A new chapter is opening in China's development. The country is starting to turn the corner to becoming an economy where private consumption will replace investment as the major driver of gross domestic product growth. Our projections suggest that the acceleration of growth in private consumption will result in it becoming the largest contributor to GDP growth by 2020. By around 2025, private consumption will overtake investment as the largest share in GDP overall.
Nowhere are these broad trends in China's economy likely to manifest themselves more dramatically than in its cities. The urban landscape thus provides a lens to see how these dynamics and changes could play out.
First, while China will see continuing urbanization over the next two decades, the urban labor pool will stop growing by the end of the period. This is due to the aging of the population: from 2012 to 2030, the 0-to-14-year-old population cohort will see a decline of 1.2 percent per year, while the over-65 cohort will grow at 3.9 percent per year. Thus there will be fewer people available for the future labor force, and the likely result is that the nonworking population will account for a larger share of the total.

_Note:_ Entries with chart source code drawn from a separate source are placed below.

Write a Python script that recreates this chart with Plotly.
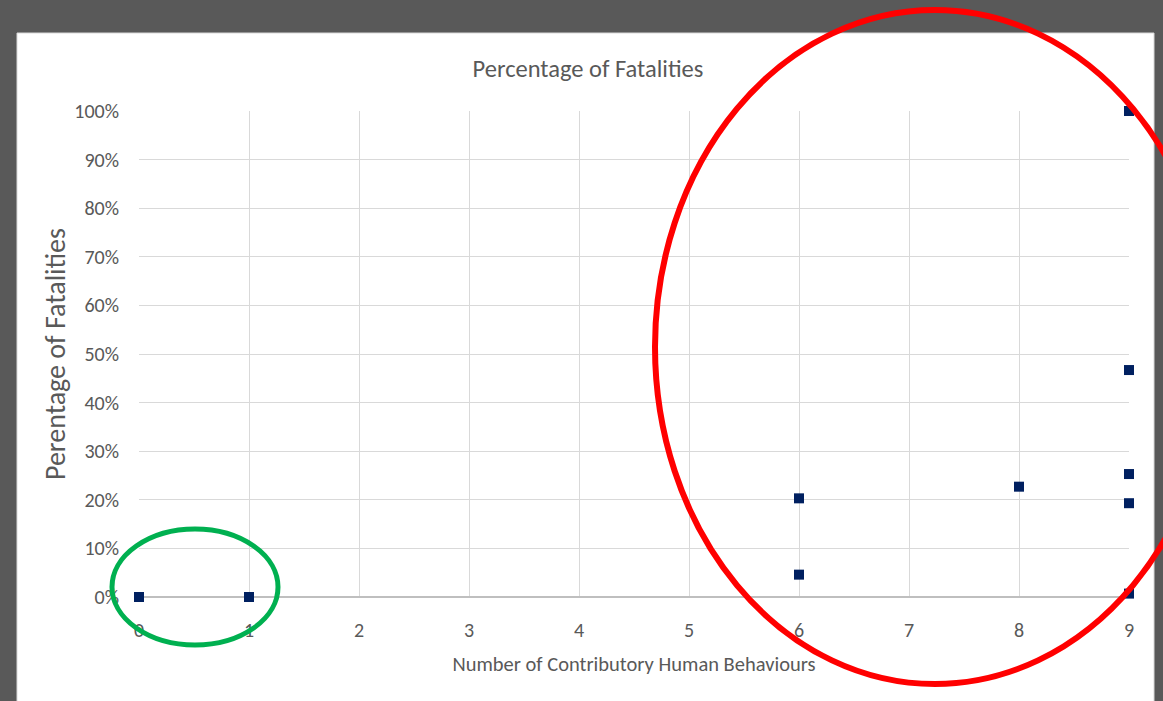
import plotly.graph_objects as go

# Data
behaviours = [0, 1, 6, 6, 8, 9, 9, 9, 9, 9]
fatality_pct = [0.0, 0.0, 0.203, 0.046, 0.227, 1.0, 0.467, 0.253, 0.193, 0.007]
x_ticks = [0, 1, 2, 3, 4, 5, 6, 7, 8, 9]

W, H = 1163, 701
L, R, T, B = 139, 1129, 111, 597
FONT = "Carlito, 'Liberation Sans Narrow', 'Open Sans', sans-serif"
TXT = "#595959"

def px(x):
    return (x - L) / (R - L)

def py(y):
    return (B - y) / (B - T)

fig = go.Figure()
fig.add_trace(go.Scatter(
    x=behaviours, y=fatality_pct, mode="markers",
    marker=dict(symbol="square", size=10, color="#002060"),
    cliponaxis=False, showlegend=False,
))

shapes = [
    # white chart panel on grey background
    dict(type="rect", xref="paper", yref="paper", layer="below",
         x0=px(17), x1=px(1154), y0=py(33), y1=py(705),
         fillcolor="white", line=dict(color="#d9d9d9", width=1)),
    # red ellipse
    dict(type="circle", xref="paper", yref="paper", layer="above",
         x0=px(655), x1=px(1215), y0=py(10), y1=py(684),
         line=dict(color="#ff0000", width=6)),
    # green ellipse
    dict(type="circle", xref="paper", yref="paper", layer="above",
         x0=px(112), x1=px(278), y0=py(529), y1=py(645),
         line=dict(color="#00b050", width=5)),
]

fig.update_layout(
    width=W, height=H,
    margin=dict(l=L, r=W - R, t=T, b=H - B),
    paper_bgcolor="#595959", plot_bgcolor="white",
    font=dict(family=FONT, color=TXT, size=16),
    title=dict(text="Percentage of Fatalities", x=(588) / W, xanchor="center",
               y=1 - 68 / H, yanchor="middle", font=dict(size=24.5, color=TXT)),
    shapes=shapes,
    xaxis=dict(range=[0, 9], tickvals=x_ticks, showgrid=True, gridcolor="#d9d9d9",
               gridwidth=1, zeroline=False, showline=False, ticks="",
               ticklabelstandoff=19, tickfont=dict(size=20, color=TXT),
               title=dict(text="Number of Contributory Human Behaviours",
                          font=dict(size=20.5, color=TXT), standoff=15)),
    yaxis=dict(range=[0, 1], dtick=0.1, tickformat=".0%", showgrid=True,
               gridcolor="#d9d9d9", gridwidth=1, zeroline=True,
               zerolinecolor="#bfbfbf", zerolinewidth=1.5, showline=False, ticks="",
               ticklabelstandoff=19, tickfont=dict(size=20, color=TXT),
               title=dict(text="Perentage of Fatalities",
                          font=dict(size=28, color=TXT), standoff=0)),
)

fig.write_html("out.html")
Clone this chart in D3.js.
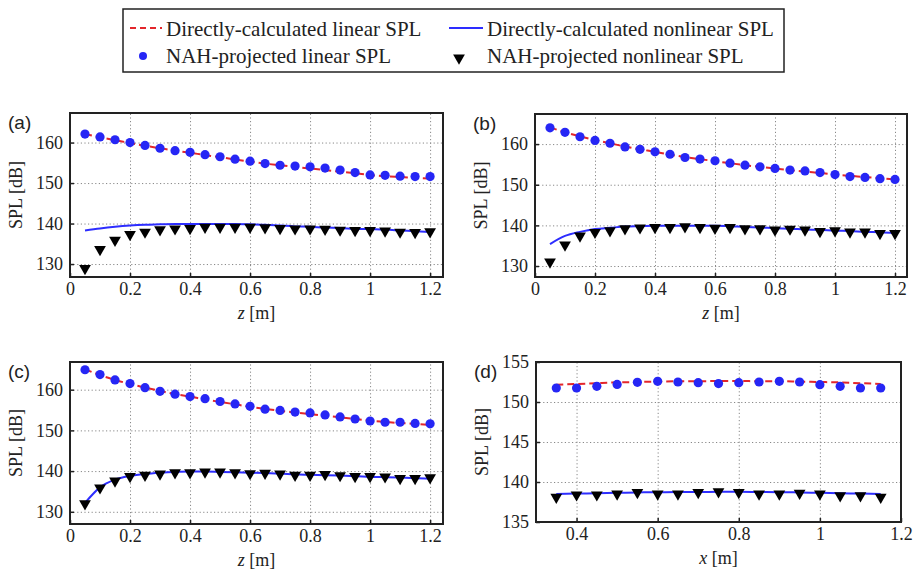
<!DOCTYPE html>
<html>
<head>
<meta charset="utf-8">
<script src="https://cdn.jsdelivr.net/npm/d3@7"></script>
<style>
  body { margin: 0; background: #fff; }
  text { font-family: "Liberation Serif", "Times New Roman", serif; fill: #222; }
</style>
</head>
<body>
<svg id="chart"></svg>
<script>
// chart data

var zVals = [0.05, 0.10, 0.15, 0.20, 0.25, 0.30, 0.35, 0.40, 0.45, 0.50, 0.55, 0.60,
             0.65, 0.70, 0.75, 0.80, 0.85, 0.90, 0.95, 1.00, 1.05, 1.10, 1.15, 1.20];
var xVals = [0.35, 0.40, 0.45, 0.50, 0.55, 0.60, 0.65, 0.70, 0.75, 0.80, 0.85, 0.90,
             0.95, 1.00, 1.05, 1.10, 1.15];

// (a)
var aLinLine = [162.1, 161.3, 160.6, 159.9, 159.2, 158.6, 158.0, 157.5, 156.9, 156.4, 155.8, 155.3,
                154.8, 154.4, 154.0, 153.6, 153.2, 152.8, 152.4, 152.0, 151.7, 151.5, 151.3, 151.1];
var aLinNah  = [162.1, 161.4, 160.7, 160.0, 159.3, 158.6, 158.0, 157.6, 157.0, 156.5, 155.9, 155.4,
                154.8, 154.4, 154.2, 154.0, 153.7, 153.2, 152.6, 152.0, 151.9, 151.7, 151.6, 151.6];
var aNonLine = [138.3, 138.8, 139.2, 139.5, 139.7, 139.8, 139.9, 139.9, 139.9, 139.9, 139.9, 139.8,
                139.7, 139.5, 139.3, 139.2, 139.0, 138.9, 138.7, 138.6, 138.5, 138.3, 138.1, 137.9];
var aNonNah  = [128.9, 133.6, 135.9, 137.3, 137.9, 138.5, 138.7, 138.8, 139.1, 139.1, 139.1, 139.1,
                139.0, 138.8, 138.7, 138.7, 138.6, 138.4, 138.3, 138.3, 138.2, 137.9, 137.8, 138.0];
// (b)
var bLinLine = [164.1, 162.9, 161.9, 161.0, 160.2, 159.4, 158.7, 158.1, 157.4, 156.8, 156.3, 155.8,
                155.3, 154.8, 154.4, 154.0, 153.6, 153.2, 152.9, 152.5, 152.2, 151.9, 151.6, 151.3];
var bLinNah  = [164.0, 162.9, 161.8, 160.9, 160.2, 159.3, 158.7, 158.1, 157.5, 156.7, 156.3, 155.9,
                155.3, 154.8, 154.4, 154.0, 153.6, 153.4, 153.0, 152.5, 152.0, 151.8, 151.5, 151.3];
var bNonLine = [135.4, 137.4, 138.4, 139.1, 139.4, 139.7, 139.8, 139.9, 139.9, 139.9, 139.9, 139.9,
                139.8, 139.6, 139.5, 139.3, 139.2, 139.0, 138.9, 138.7, 138.6, 138.4, 138.3, 138.1];
var bNonNah  = [131.0, 135.2, 137.4, 138.3, 138.7, 139.2, 139.4, 139.5, 139.5, 139.7, 139.5, 139.3,
                139.5, 139.2, 139.2, 138.9, 139.1, 138.9, 138.5, 138.7, 138.4, 138.4, 138.0, 138.0];
// (c)
var cLinLine = [165.0, 163.6, 162.4, 161.4, 160.5, 159.7, 158.9, 158.3, 157.6, 157.0, 156.4, 155.8,
                155.3, 154.8, 154.4, 154.0, 153.6, 153.2, 152.8, 152.4, 152.1, 151.8, 151.6, 151.3];
var cLinNah  = [164.9, 163.7, 162.4, 161.5, 160.5, 159.6, 158.9, 158.3, 157.8, 157.1, 156.5, 155.9,
                155.2, 154.9, 154.5, 154.3, 153.8, 153.3, 152.8, 152.3, 152.0, 152.0, 151.7, 151.6];
var cNonLine = [132.2, 136.0, 137.9, 138.8, 139.3, 139.6, 139.8, 139.9, 139.9, 139.8, 139.7, 139.6,
                139.5, 139.4, 139.2, 139.1, 139.0, 138.9, 138.8, 138.6, 138.5, 138.4, 138.3, 138.1];
var cNonNah  = [132.0, 135.9, 137.6, 138.7, 139.0, 139.3, 139.6, 139.6, 139.8, 139.8, 139.6, 139.4,
                139.5, 139.3, 139.0, 139.0, 139.2, 138.9, 138.7, 138.7, 138.6, 138.2, 138.2, 138.4];
// (d)
var dLinLine = [152.15, 152.25, 152.35, 152.45, 152.5, 152.55, 152.6, 152.6, 152.62, 152.62, 152.6,
                152.6, 152.55, 152.5, 152.45, 152.35, 152.25];
var dLinNah  = [151.75, 151.75, 151.96, 152.2, 152.46, 152.58, 152.5, 152.42, 152.3, 152.42, 152.5,
                152.58, 152.5, 152.17, 151.96, 151.75, 151.75];
var dNonLine = [138.5, 138.55, 138.6, 138.65, 138.7, 138.72, 138.75, 138.75, 138.78, 138.78, 138.75,
                138.72, 138.7, 138.65, 138.6, 138.55, 138.5];
var dNonNah  = [138.1, 138.4, 138.4, 138.5, 138.7, 138.5, 138.5, 138.7, 138.8, 138.7, 138.5, 138.5,
                138.6, 138.5, 138.3, 138.3, 138.1];

var zTicks = [0, 0.2, 0.4, 0.6, 0.8, 1, 1.2];
var xTicks = [0.4, 0.6, 0.8, 1, 1.2];
var splTicksZ = [130, 140, 150, 160];
var splTicksX = [135, 140, 145, 150, 155];

var legendLabels = ['Directly-calculated linear SPL', 'Directly-calculated nonlinear SPL',
                    'NAH-projected linear SPL', 'NAH-projected nonlinear SPL'];

// colours
var red = '#e3262b', blue = '#2626f5', lineBlue = '#2d2dff';

var width = 915, height = 570;

var svg = d3.select('#chart')
	.attr('width', width)
	.attr('height', height);

svg.append('rect').attr('width', width).attr('height', height).attr('fill', '#fff');

// panel layout (pixel boxes)
var panels = [
	{ tag: '(a)', x: zVals, lin: aLinLine, linN: aLinNah, non: aNonLine, nonN: aNonNah,
	  left: 70, right: 443, top: 113, bottom: 277, xDom: [0, 1.243], yDom: [126.8, 167.3],
	  xt: zTicks, yt: splTicksZ, xl: 'z', xlY: 319 },
	{ tag: '(b)', x: zVals, lin: bLinLine, linN: bLinNah, non: bNonLine, nonN: bNonNah,
	  left: 535, right: 907, top: 114, bottom: 277, xDom: [0, 1.24], yDom: [127.3, 167.4],
	  xt: zTicks, yt: splTicksZ, xl: 'z', xlY: 319 },
	{ tag: '(c)', x: zVals, lin: cLinLine, linN: cLinNah, non: cNonLine, nonN: cNonNah,
	  left: 70, right: 443, top: 362, bottom: 524, xDom: [0, 1.243], yDom: [127, 166.8],
	  xt: zTicks, yt: splTicksZ, xl: 'z', xlY: 566 },
	{ tag: '(d)', x: xVals, lin: dLinLine, linN: dLinNah, non: dNonLine, nonN: dNonNah,
	  left: 536, right: 901, top: 362, bottom: 522, xDom: [0.3, 1.2], yDom: [135, 155],
	  xt: xTicks, yt: splTicksX, xl: 'x', xlY: 564 }
];

var tri = d3.symbol().type(d3.symbolTriangle).size(60);

panels.forEach(function(p) {
	var w = p.right - p.left, h = p.bottom - p.top;

	var xScale = d3.scaleLinear().domain(p.xDom).range([0, w]);
	var yScale = d3.scaleLinear().domain(p.yDom).range([h, 0]);

	var g = svg.append('g').attr('transform', 'translate(' + p.left + ',' + p.top + ')');

	// grid + tick labels
	var xAxis = d3.axisBottom(xScale).tickValues(p.xt).tickSize(-h).tickPadding(5)
		.tickFormat(d => +d.toFixed(1));
	var yAxis = d3.axisLeft(yScale).tickValues(p.yt).tickSize(-w).tickPadding(7);

	var gx = g.append('g').attr('transform', 'translate(0,' + h + ')').call(xAxis);
	var gy = g.append('g').call(yAxis);
	[gx, gy].forEach(function(a) {
		a.select('.domain').remove();
		a.selectAll('line').attr('stroke', '#888').attr('stroke-dasharray', '1.2,2.4').attr('stroke-width', 1);
		a.selectAll('text').style('font-family', '"Liberation Serif", serif').style('font-size', '18px').attr('fill', '#222');
	});

	// short inward tick marks on the frame
	gx.selectAll('.tick').append('line').attr('y2', -4).attr('stroke', '#222').attr('stroke-width', 1.5);
	gy.selectAll('.tick').append('line').attr('x2', 4).attr('stroke', '#222').attr('stroke-width', 1.5);

	var line = d3.line().curve(d3.curveMonotoneX)
		.x((d, i) => xScale(p.x[i]))
		.y(d => yScale(d));

	g.append('path').datum(p.non)
		.attr('d', line).attr('fill', 'none')
		.attr('stroke', lineBlue).attr('stroke-width', 2);

	g.append('path').datum(p.lin)
		.attr('d', line).attr('fill', 'none')
		.attr('stroke', red).attr('stroke-width', 2).attr('stroke-dasharray', '7,4');

	g.selectAll('circle').data(p.linN).enter().append('circle')
		.attr('cx', (d, i) => xScale(p.x[i]))
		.attr('cy', d => yScale(d))
		.attr('r', 4.6)
		.attr('fill', blue);

	g.selectAll('path.tri').data(p.nonN).enter().append('path')
		.attr('class', 'tri')
		.attr('d', tri)
		.attr('transform', (d, i) => 'translate(' + xScale(p.x[i]) + ',' + yScale(d) + ') rotate(180)')
		.attr('fill', '#000');

	// frame
	g.append('rect').attr('width', w).attr('height', h)
		.attr('fill', 'none').attr('stroke', '#222').attr('stroke-width', 2);

	// panel tag
	svg.append('text')
		.attr('x', p.left - 62).attr('y', p.top + 16)
		.style('font-family', '"Liberation Sans", Arial, sans-serif')
		.style('font-size', '19px')
		.text(p.tag);

	// y label
	svg.append('text')
		.attr('transform', 'translate(' + (p.left - 48) + ',' + (p.top + h / 2) + ') rotate(-90)')
		.style('text-anchor', 'middle')
		.style('font-size', '18px')
		.text('SPL [dB]');

	// x label
	var xl = svg.append('text')
		.attr('x', p.left + w / 2).attr('y', p.xlY)
		.style('text-anchor', 'middle')
		.style('font-size', '18px');
	xl.append('tspan').style('font-style', 'italic').text(p.xl);
	xl.append('tspan').text(' [m]');
});

// legend
var leg = svg.append('g');
leg.append('rect').attr('x', 123).attr('y', 9).attr('width', 661).attr('height', 63)
	.attr('fill', '#fff').attr('stroke', '#222').attr('stroke-width', 1.5);

leg.append('line').attr('x1', 130).attr('x2', 162).attr('y1', 28).attr('y2', 28)
	.attr('stroke', red).attr('stroke-width', 2).attr('stroke-dasharray', '6,4');
leg.append('line').attr('x1', 449).attr('x2', 483).attr('y1', 28).attr('y2', 28)
	.attr('stroke', lineBlue).attr('stroke-width', 2);
leg.append('circle').attr('cx', 143).attr('cy', 56).attr('r', 4).attr('fill', blue);
leg.append('path').attr('d', tri).attr('transform', 'translate(459,58) rotate(180)').attr('fill', '#000');

var legPos = [[166, 36], [487, 36], [166, 63], [487, 63]];
leg.selectAll('text.lg').data(legendLabels).enter().append('text')
	.attr('class', 'lg')
	.attr('x', (d, i) => legPos[i][0])
	.attr('y', (d, i) => legPos[i][1])
	.style('font-size', '21px')
	.text(d => d);
</script>
</body>
</html>
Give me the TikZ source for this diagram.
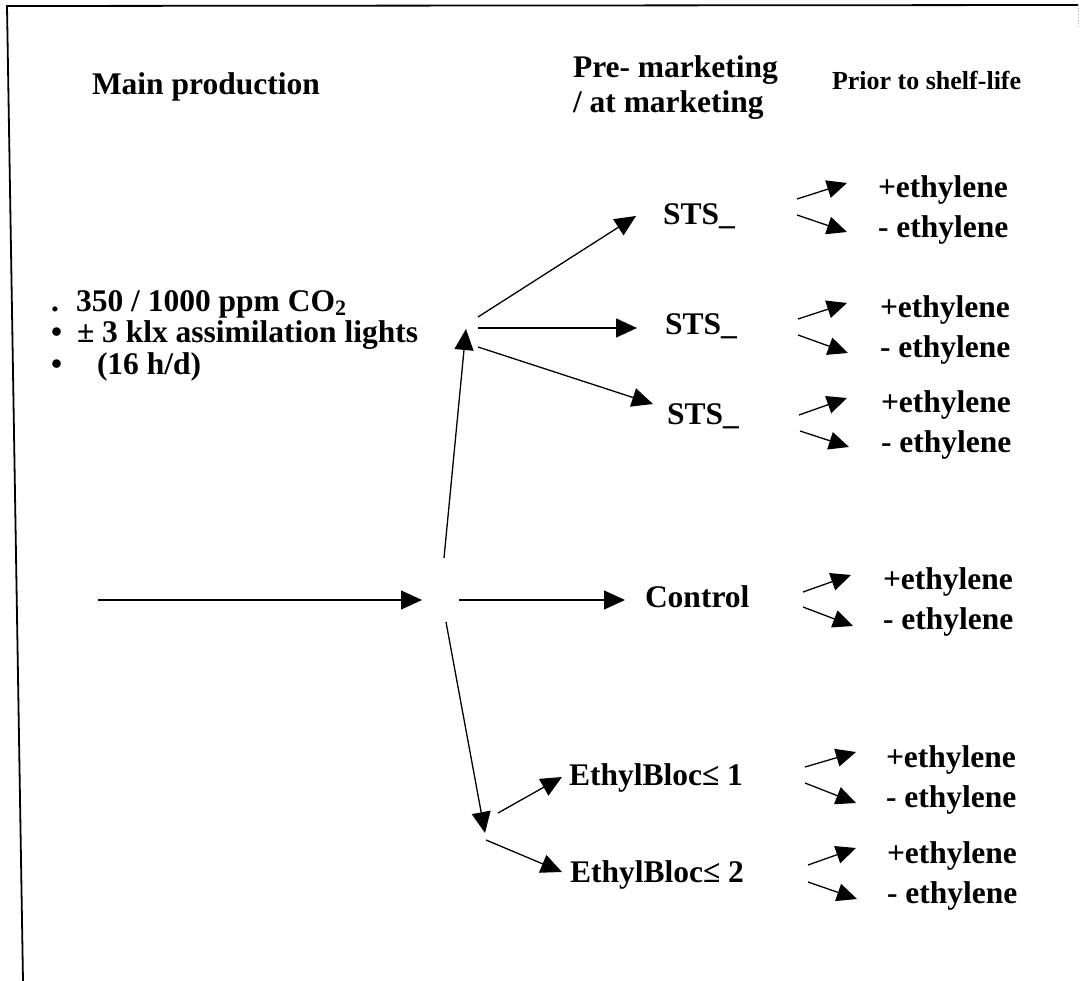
\documentclass[tikz,border=0pt]{standalone}
\usepackage{fontspec}
\setmainfont{Liberation Serif}
\usetikzlibrary{arrows.meta}
\tikzset{
  lab/.style={anchor=base west, inner sep=0pt, outer sep=0pt, font=\bfseries\fontsize{31.5}{36}\selectfont},
  labsmall/.style={anchor=base west, inner sep=0pt, outer sep=0pt, font=\bfseries\fontsize{26}{30}\selectfont},
  arr/.style={-{Triangle[length=21pt,width=19pt]}, line width=1.3pt},
  sarr/.style={-{Triangle[length=20pt,width=18pt]}, line width=1.3pt},
  frame/.style={line width=1.8pt}
}
\begin{document}
\begin{tikzpicture}[x=1pt,y=-1pt]
\useasboundingbox (0,0) rectangle (1080,981);
% frame
\coordinate (fTL) at (7,6);
\coordinate (fTR) at (1078,5);
\coordinate (fBL) at (23,981);
\draw[frame] (fBL) -- (fTL) -- (fTR);
\coordinate (fR1) at (1078,8);
\coordinate (fR2) at (1078,28);
\draw[gray!60, line width=1pt, dotted] (fR1) -- (fR2);

% headings
\node[lab] (main) at (92,95) {Main production};
\node[lab] (pm1) at (573,78) {Pre- marketing};
\node[lab] (pm2) at (573,113) {/ at marketing};
\node[labsmall] (prior) at (832,90) {Prior to shelf-life};

% conditions
\node[lab] (b1) at (51,312) {.};
\node[lab] (c1) at (76,312) {350 / 1000 ppm CO{\fontsize{22}{22}\selectfont\raisebox{-4pt}{2}}};
\node[lab] (b2) at (51,343) {•};
\node[lab] (c2) at (77,343) {± 3 klx assimilation lights};
\node[lab] (b3) at (51,375) {•};
\node[lab] (c3) at (97,375) {(16 h/d)};

% treatments
\node[lab] (sts1) at (663,225) {STS\_};
\node[lab] (sts2) at (665,335) {STS\_};
\node[lab] (sts3) at (667,425) {STS\_};
\node[lab] (ctrl) at (645,608) {Control};
\node[lab] (eb1) at (569,785) {EthylBloc≤ 1};
\node[lab] (eb2) at (570,882) {EthylBloc≤ 2};

% ethylene labels
\node[lab] (p1) at (878,198) {+ethylene};
\node[lab] (m1) at (878,238) {- ethylene};
\node[lab] (p2) at (880,318) {+ethylene};
\node[lab] (m2) at (880,358) {- ethylene};
\node[lab] (p3) at (881,413) {+ethylene};
\node[lab] (m3) at (881,453) {- ethylene};
\node[lab] (p4) at (883,590) {+ethylene};
\node[lab] (m4) at (883,630) {- ethylene};
\node[lab] (p5) at (886,767) {+ethylene};
\node[lab] (m5) at (886,807) {- ethylene};
\node[lab] (p6) at (887,863) {+ethylene};
\node[lab] (m6) at (887,903) {- ethylene};

% main flow coordinates
\coordinate (start) at (98,600);
\coordinate (hubIn) at (422,600);
\coordinate (hubOut) at (459,600);
\coordinate (ctrlIn) at (625,600);
\coordinate (upFrom) at (444,558);
\coordinate (upTo) at (466,329);
\coordinate (dnFrom) at (446,622);
\coordinate (dnTo) at (485,833);
\coordinate (f1) at (478,317);
\coordinate (f2) at (478,328);
\coordinate (f3) at (478,347);
\coordinate (sts1In) at (636,216);
\coordinate (sts2In) at (637,328);
\coordinate (sts3In) at (653,404);
\coordinate (e1From) at (498,813);
\coordinate (e1In) at (562,777);
\coordinate (e2From) at (486,840);
\coordinate (e2In) at (562,872);

\draw[arr] (start) -- (hubIn);
\draw[arr] (hubOut) -- (ctrlIn);
\draw[arr] (upFrom) -- (upTo);
\draw[arr] (dnFrom) -- (dnTo);
\draw[arr] (f1) -- (sts1In);
\draw[arr] (f2) -- (sts2In);
\draw[arr] (f3) -- (sts3In);
\draw[arr] (e1From) -- (e1In);
\draw[arr] (e2From) -- (e2In);

% small arrows
\foreach \n/\ax/\ay/\bx/\by/\cx/\cy/\dx/\dy in {
  1/797/199/847/183/797/215/847/232,
  2/798/319/847/303/798/335/848/353,
  3/799/415/847/398/800/431/849/447,
  4/803/592/851/575/803/607/853/626,
  5/805/767/856/752/805/783/856/803,
  6/808/865/856/848/808/882/857/899}{
  \coordinate (u\n a) at (\ax,\ay);
  \coordinate (u\n b) at (\bx,\by);
  \coordinate (d\n a) at (\cx,\cy);
  \coordinate (d\n b) at (\dx,\dy);
  \draw[sarr] (u\n a) -- (u\n b);
  \draw[sarr] (d\n a) -- (d\n b);
}
\end{tikzpicture}
\end{document}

While migration will continue on a large scale, it will be at a slower rate compared with previous years. In the next decade, with the change in the population's age profile, there is likely to be a reduced supply of working-age rural migrants available to move to cities.
Large-scale migration is especially likely to decline to the southern coastal cities, which have traditionally been home to export-oriented industries. Instead, rural workers in inland provinces are now more likely to want to work in cities close to their hometown.
One reason is that workers in the emerging manufacturing bases of Henan, Hubei, and Sichuan provinces are seeing incomes grow more rapidly than in the past.
In addition, as total employment opportunities expand in inland cities, rural inhabitants in these regions may prefer to stay close to home, retaining the residence privileges of living in their rural home areas but working in urban areas.